O elevado apoio a Rovira, independentemente da proposta em votação, se deve à campanha carregada do clientelismo típico dos "coronéis". Com apoio do governo federal, Rovira distribui de tudo para a população, de casas populares a comida e colchões. Esta semana, deu empréstimos de 1.000 pesos, com três meses de carência, parcelados em 12 mensais de 83 pesos (996 pesos no total). Uma imensa fila de mulheres pobres se formou na porta de um órgão público em Posadas, capital de Misiones, para receber o dinheiro. Junto com o cheque, vinha um panfleto do Frente Renovador de la Concordia, que apóia a reeleição.

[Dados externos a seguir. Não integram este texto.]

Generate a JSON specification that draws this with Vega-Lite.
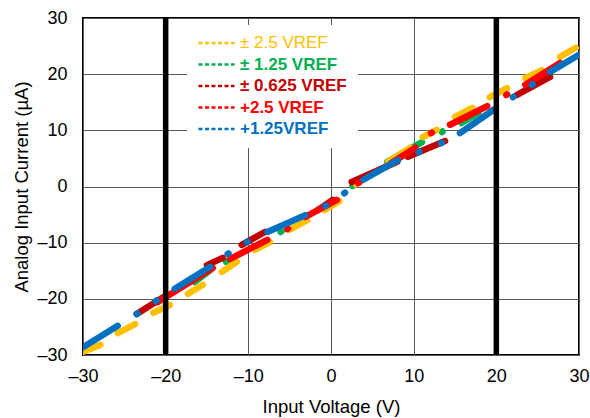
{
  "$schema": "https://vega.github.io/schema/vega-lite/v6.json",
  "width": 496,
  "height": 337,
  "autosize": {"type": "none"},
  "padding": {"left": 83, "top": 18, "right": 11, "bottom": 63},
  "background": "white",
  "config": {
    "view": {"stroke": "black", "strokeWidth": 2},
    "font": "Liberation Sans",
    "axis": {
      "labelFont": "Liberation Sans",
      "titleFont": "Liberation Sans",
      "labelFontSize": 18,
      "titleFontSize": 18.5,
      "titleFontWeight": "normal",
      "labelColor": "black",
      "titleColor": "black",
      "gridColor": "#5a5a5a",
      "gridWidth": 1,
      "ticks": false,
      "domain": false,
      "labelFlush": false
    }
  },
  "datasets": {
    "curves": [
      {"s": "± 1.25 VREF", "g": "G1", "x": -16.5, "y": -17.0},
      {"s": "± 1.25 VREF", "g": "G1", "x": -14.6, "y": -14.9},
      {"s": "± 1.25 VREF", "g": "G2", "x": -12.7, "y": -13.4},
      {"s": "± 1.25 VREF", "g": "G2", "x": -12.6, "y": -13.3},
      {"s": "± 1.25 VREF", "g": "G3", "x": -6.1, "y": -8.1},
      {"s": "± 1.25 VREF", "g": "G3", "x": -6.0, "y": -8.0},
      {"s": "± 1.25 VREF", "g": "G4", "x": 2.6, "y": 0.1},
      {"s": "± 1.25 VREF", "g": "G4", "x": 2.7, "y": 0.2},
      {"s": "± 1.25 VREF", "g": "G5", "x": 6.8, "y": 4.4},
      {"s": "± 1.25 VREF", "g": "G5", "x": 11.0, "y": 7.9},
      {"s": "± 1.25 VREF", "g": "G6", "x": 13.4, "y": 9.7},
      {"s": "± 1.25 VREF", "g": "G6", "x": 13.5, "y": 9.8},
      {"s": "± 1.25 VREF", "g": "G7", "x": 15.8, "y": 11.3},
      {"s": "± 1.25 VREF", "g": "G7", "x": 17.8, "y": 13.1},

      {"s": "± 2.5 VREF", "g": "Y1", "x": -30.3, "y": -29.6},
      {"s": "± 2.5 VREF", "g": "Y1", "x": -27.9, "y": -28.2},
      {"s": "± 2.5 VREF", "g": "Y2", "x": -25.8, "y": -26.1},
      {"s": "± 2.5 VREF", "g": "Y2", "x": -23.7, "y": -24.5},
      {"s": "± 2.5 VREF", "g": "Y3", "x": -21.5, "y": -22.5},
      {"s": "± 2.5 VREF", "g": "Y3", "x": -19.5, "y": -21.1},
      {"s": "± 2.5 VREF", "g": "Y4", "x": -17.3, "y": -19.1},
      {"s": "± 2.5 VREF", "g": "Y4", "x": -15.5, "y": -17.5},
      {"s": "± 2.5 VREF", "g": "Y5", "x": -13.2, "y": -15.2},
      {"s": "± 2.5 VREF", "g": "Y5", "x": -11.4, "y": -13.4},
      {"s": "± 2.5 VREF", "g": "Y6", "x": -9.2, "y": -11.3},
      {"s": "± 2.5 VREF", "g": "Y6", "x": -7.4, "y": -9.9},
      {"s": "± 2.5 VREF", "g": "Y7", "x": -5.0, "y": -7.7},
      {"s": "± 2.5 VREF", "g": "Y7", "x": -2.9, "y": -6.0},
      {"s": "± 2.5 VREF", "g": "Y8", "x": -0.8, "y": -4.2},
      {"s": "± 2.5 VREF", "g": "Y8", "x": 1.0, "y": -2.6},
      {"s": "± 2.5 VREF", "g": "Y9", "x": 3.0, "y": 0.4},
      {"s": "± 2.5 VREF", "g": "Y9", "x": 4.9, "y": 2.2},
      {"s": "± 2.5 VREF", "g": "Y10", "x": 6.9, "y": 4.4},
      {"s": "± 2.5 VREF", "g": "Y10", "x": 9.6, "y": 6.9},
      {"s": "± 2.5 VREF", "g": "Y11", "x": 11.1, "y": 8.8},
      {"s": "± 2.5 VREF", "g": "Y11", "x": 12.8, "y": 10.1},
      {"s": "± 2.5 VREF", "g": "Y12", "x": 15.0, "y": 12.4},
      {"s": "± 2.5 VREF", "g": "Y12", "x": 17.1, "y": 14.0},
      {"s": "± 2.5 VREF", "g": "Y13", "x": 19.2, "y": 15.9},
      {"s": "± 2.5 VREF", "g": "Y13", "x": 21.3, "y": 17.5},
      {"s": "± 2.5 VREF", "g": "Y14", "x": 23.5, "y": 19.3},
      {"s": "± 2.5 VREF", "g": "Y14", "x": 25.5, "y": 20.7},
      {"s": "± 2.5 VREF", "g": "Y15", "x": 27.7, "y": 23.1},
      {"s": "± 2.5 VREF", "g": "Y15", "x": 29.6, "y": 24.7},

      {"s": "± 0.625 VREF", "g": "D1", "x": -23.5, "y": -22.7},
      {"s": "± 0.625 VREF", "g": "D1", "x": -20.3, "y": -19.7},
      {"s": "± 0.625 VREF", "g": "D2", "x": -15.0, "y": -14.0},
      {"s": "± 0.625 VREF", "g": "D2", "x": -13.1, "y": -12.7},
      {"s": "± 0.625 VREF", "g": "D3", "x": -10.8, "y": -10.4},
      {"s": "± 0.625 VREF", "g": "D3", "x": -8.0, "y": -8.1},
      {"s": "± 0.625 VREF", "g": "D4", "x": -1.6, "y": -4.2},
      {"s": "± 0.625 VREF", "g": "D4", "x": 0.2, "y": -2.4},
      {"s": "± 0.625 VREF", "g": "D5", "x": 2.5, "y": 0.8},
      {"s": "± 0.625 VREF", "g": "D5", "x": 8.0, "y": 4.4},
      {"s": "± 0.625 VREF", "g": "D6", "x": 9.3, "y": 5.3},
      {"s": "± 0.625 VREF", "g": "D6", "x": 13.8, "y": 8.1},
      {"s": "± 0.625 VREF", "g": "D7", "x": 22.5, "y": 16.3},
      {"s": "± 0.625 VREF", "g": "D7", "x": 26.5, "y": 19.5},

      {"s": "+2.5 VREF", "g": "R1", "x": -21.0, "y": -20.6},
      {"s": "+2.5 VREF", "g": "R1", "x": -14.3, "y": -14.5},
      {"s": "+2.5 VREF", "g": "R2", "x": -12.2, "y": -12.9},
      {"s": "+2.5 VREF", "g": "R2", "x": -7.7, "y": -9.5},
      {"s": "+2.5 VREF", "g": "R3", "x": -5.3, "y": -7.6},
      {"s": "+2.5 VREF", "g": "R3", "x": -5.2, "y": -7.5},
      {"s": "+2.5 VREF", "g": "R4", "x": -3.1, "y": -5.4},
      {"s": "+2.5 VREF", "g": "R4", "x": 0.7, "y": -2.4},
      {"s": "+2.5 VREF", "g": "R5", "x": 3.3, "y": 0.6},
      {"s": "+2.5 VREF", "g": "R5", "x": 3.4, "y": 0.7},
      {"s": "+2.5 VREF", "g": "R6", "x": 7.3, "y": 4.2},
      {"s": "+2.5 VREF", "g": "R6", "x": 10.2, "y": 6.9},
      {"s": "+2.5 VREF", "g": "R7", "x": 12.1, "y": 9.5},
      {"s": "+2.5 VREF", "g": "R7", "x": 12.2, "y": 9.6},
      {"s": "+2.5 VREF", "g": "R8", "x": 14.4, "y": 11.0},
      {"s": "+2.5 VREF", "g": "R8", "x": 18.9, "y": 14.3},
      {"s": "+2.5 VREF", "g": "R9", "x": 21.2, "y": 16.3},
      {"s": "+2.5 VREF", "g": "R9", "x": 21.3, "y": 16.4},
      {"s": "+2.5 VREF", "g": "R10", "x": 23.5, "y": 18.1},
      {"s": "+2.5 VREF", "g": "R10", "x": 27.7, "y": 22.0},

      {"s": "+1.25VREF", "g": "B1", "x": -30.3, "y": -28.9},
      {"s": "+1.25VREF", "g": "B1", "x": -25.8, "y": -24.8},
      {"s": "+1.25VREF", "g": "B2", "x": -23.5, "y": -22.7},
      {"s": "+1.25VREF", "g": "B2", "x": -23.4, "y": -22.6},
      {"s": "+1.25VREF", "g": "B3", "x": -21.2, "y": -20.4},
      {"s": "+1.25VREF", "g": "B3", "x": -21.1, "y": -20.3},
      {"s": "+1.25VREF", "g": "B4", "x": -18.9, "y": -18.2},
      {"s": "+1.25VREF", "g": "B4", "x": -14.6, "y": -14.3},
      {"s": "+1.25VREF", "g": "B5", "x": -12.5, "y": -12.0},
      {"s": "+1.25VREF", "g": "B5", "x": -12.4, "y": -11.9},
      {"s": "+1.25VREF", "g": "B6", "x": -10.2, "y": -9.9},
      {"s": "+1.25VREF", "g": "B6", "x": -10.1, "y": -9.8},
      {"s": "+1.25VREF", "g": "B7", "x": -7.7, "y": -8.1},
      {"s": "+1.25VREF", "g": "B7", "x": -3.1, "y": -5.1},
      {"s": "+1.25VREF", "g": "B8", "x": -0.7, "y": -3.5},
      {"s": "+1.25VREF", "g": "B8", "x": -0.6, "y": -3.4},
      {"s": "+1.25VREF", "g": "B9", "x": 1.6, "y": -1.2},
      {"s": "+1.25VREF", "g": "B9", "x": 1.7, "y": -1.1},
      {"s": "+1.25VREF", "g": "B10", "x": 3.9, "y": 1.2},
      {"s": "+1.25VREF", "g": "B10", "x": 8.1, "y": 4.7},
      {"s": "+1.25VREF", "g": "B11", "x": 10.6, "y": 6.1},
      {"s": "+1.25VREF", "g": "B11", "x": 10.7, "y": 6.2},
      {"s": "+1.25VREF", "g": "B12", "x": 13.3, "y": 7.7},
      {"s": "+1.25VREF", "g": "B12", "x": 13.4, "y": 7.8},
      {"s": "+1.25VREF", "g": "B13", "x": 15.6, "y": 9.5},
      {"s": "+1.25VREF", "g": "B13", "x": 19.8, "y": 13.8},
      {"s": "+1.25VREF", "g": "B14", "x": 22.0, "y": 15.9},
      {"s": "+1.25VREF", "g": "B14", "x": 22.1, "y": 16.0},
      {"s": "+1.25VREF", "g": "B15", "x": 24.3, "y": 18.1},
      {"s": "+1.25VREF", "g": "B15", "x": 24.4, "y": 18.2},
      {"s": "+1.25VREF", "g": "B16", "x": 26.5, "y": 20.4},
      {"s": "+1.25VREF", "g": "B16", "x": 30.4, "y": 23.8}
    ],
    "limits": [{"v": -20}, {"v": 20}]
  },
  "layer": [
    {
      "data": {"name": "curves"},
      "mark": {"type": "line", "strokeWidth": 6.5, "strokeCap": "round", "clip": true},
      "encoding": {
        "x": {
          "field": "x", "type": "quantitative",
          "scale": {"domain": [-30, 30], "nice": false, "zero": false},
          "axis": {
            "values": [-30, -20, -10, 0, 10, 20, 30],
            "title": "Input Voltage (V)",
            "labelPadding": 12,
            "titlePadding": 12,
            "labelExpr": "datum.value < 0 ? '–' + abs(datum.value) : '' + datum.value"
          }
        },
        "y": {
          "field": "y", "type": "quantitative",
          "scale": {"domain": [-30, 30], "nice": false, "zero": false},
          "axis": {
            "values": [-30, -20, -10, 0, 10, 20, 30],
            "title": "Analog Input Current (µA)",
            "labelPadding": 16,
            "titlePadding": 5,
            "labelExpr": "datum.value < 0 ? '–' + abs(datum.value) : '' + datum.value"
          }
        },
        "detail": {"field": "g"},
        "color": {
          "field": "s", "type": "nominal",
          "scale": {
            "domain": ["± 2.5 VREF", "± 1.25 VREF", "± 0.625 VREF", "+2.5 VREF", "+1.25VREF"],
            "range": ["#FFC000", "#00B050", "#C00000", "#FF0000", "#0070C0"]
          },
          "legend": {
            "orient": "none",
            "legendX": 104,
            "legendY": 7,
            "title": null,
            "symbolType": "stroke",
            "symbolSize": 1300,
            "symbolStrokeWidth": 2.5,
            "symbolDash": [4, 2.5],
            "clipHeight": 16,
            "labelFont": "Liberation Sans",
            "labelFontSize": 17,
            "labelOffset": 4,
            "rowPadding": 4.5,
            "padding": 10,
            "fillColor": "white",
            "strokeColor": "white",
            "encode": {
              "labels": {
                "update": {
                  "fill": {"scale": "color", "field": "value"},
                  "fontWeight": {"signal": "datum.value === '± 2.5 VREF' ? 'normal' : 'bold'"}
                }
              }
            }
          }
        }
      }
    },
    {
      "data": {"name": "limits"},
      "mark": {"type": "rule", "color": "black", "strokeWidth": 5.5},
      "encoding": {
        "x": {"field": "v", "type": "quantitative"}
      }
    }
  ]
}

Se a reeleição indefinida for aprovada, não será a única. As províncias de La Rioja, Catamarca, San Luis e Formosa também aprovaram o modelo de sucessão, além da própria Santa Cruz, terra natal de Kirchner, que governou 12 anos seguidos graças à mudança aprovada em sua primeira gestão.

"O resultado é incerto, mas uma derrota do projeto de reforma da constituição de Misiones, no caso de a oposição ser mais votada que o governo, significaria não apenas um alento a outras oposições provinciais, mas também a demonstração de que Kirchner não é invencível", comentou Gustavo Adolfo Druetta, um dos principais assessores políticos de Lavagna.

Misiones é a segunda menor entre as 23 províncias argentinas depois de Tucumán e fica na tríplice fronteira com Brasil e Paraguai. Sua principal fonte de renda é o turismo nas cataratas do Iguaçu. E além das cataratas, Misiones divide parte de sua história com o Brasil. Foi alvo de disputa até o século XIX entre Portugal e Espanha, até que Portugal perdeu as províncias do Prata para a Espanha. Passou ao domínio da Argentina depois da Guerra do Paraguai (1865) e de um tratado entre Brasil e Argentina mediado pelos EUA em 1895.